Friday, April 15, 2011

Third Party Payer and Fee for Use

Most people agree that there are services which the government must provide since they would be unavailable were we to leave it to individual initiatives and the free market. Some that come immediately to mind initially are fire and rescue/police, national parks, sewers and sanitation which if we left it up to the private sector to provide individual consumers, would be so scarce as to have adverse social effects. Therefore we pool our resources in the form of taxes in order to pay for and provide them to all citizens.

I think of the case recently in Tennessee where a rural community, unable to afford it's own fire department, left its residents to pay an annual fee to a fire department in a nearby municipality to ensure that fire trucks would respond were their house to catch fire. But one gentleman did not pay and as you might have guessed, his house went up in flames. The fire trucks from the nearby town which sold the fire engine subscription service arrived only to douse the homes of his neighbors with water. Those neighbors who paid the annual fee, that is. The homeowner begged the firemen to turn their hoses on his burning home but they refused. Most of us would, on hearing this story argue for universal fire and rescue coverage paid for by taxes (perhaps federal) so that there are not situations where small municipalities have to watch their homes burn for lack of payment to the authorities. Imagine how this would be if police required an annual payment.

But as information on the usage of publicly-provided goods and services becomes more readily available and finely tuned, we can probably start to charge directly for some services the government provides. For example, usage of certain roads through the use of transponders might be a way to supplement the taxes which are most commonly used in funding for road maintenance. Certainly regional and state parks use can be charged back to the individual. For those who choose not to use parks, while they still benefit from their proximity and availability and would continue to pay a base tax to support parks, would ultimately bear less financial burden than those who actually visit and pay a supplemental fee to do so. Many national parks charge usage fees but I don't know how much this income contributes to the general budget to keep them open and running.

Unfortunately were the government to become involved in payment processing for usage it would add some overhead expenses to the administration of (for example) parks and roads and there would have to be language absolving the government of additional liability from accident or mishap while using the facility beyond the current indemnity.
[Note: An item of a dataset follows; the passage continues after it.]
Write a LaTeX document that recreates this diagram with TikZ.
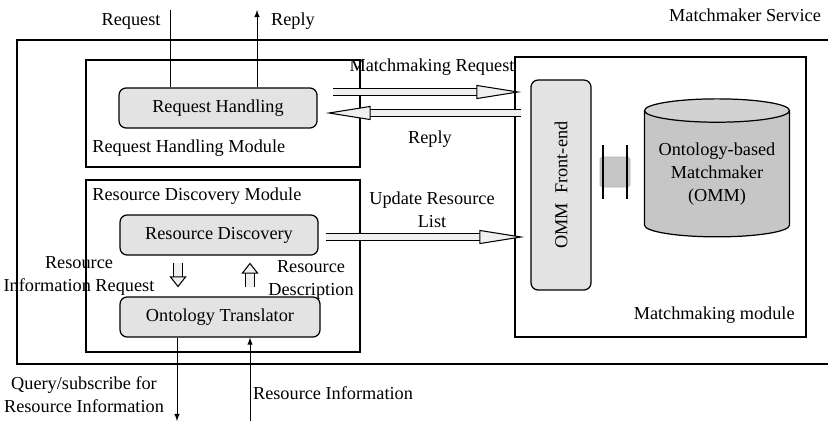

In these and other cases, the heaviest users of a resource can be billed more accurately. Outside of government it can and should be employed. For example, the issue of Internet neutrality is countered by a need to charge individuals who use bandwith at a far higher rate than others who pay the same monthly fee. As a librarian I'm all about free speech and free press and I hope content neutrality can be guaranteed in providing access to users. But my understanding is that a large chunk of Internet traffic is due to file sharing of music and movies and it comes from a very small segment of the total user population. So why not charge them for the bits they use relative to others.

One could argue that all citizens benefit from roads and parks whether they use them directly or not. And for this reason there should indeed be across the board charges (mostly income and property taxes) levied against all citizens of a jurisdiction to pay for these things. But a certain portion of the total cost (perhaps one third or 25%) should where possible be borne  by the direct user. In the case of roads that would include delivery drivers who would presumably pass along any cost increases to the consumer in the form of higher delivery charges or price for the commodity being delivered.

Advances in information technology will make such direct charges possible and the distribution of support for these public efforts more equitable.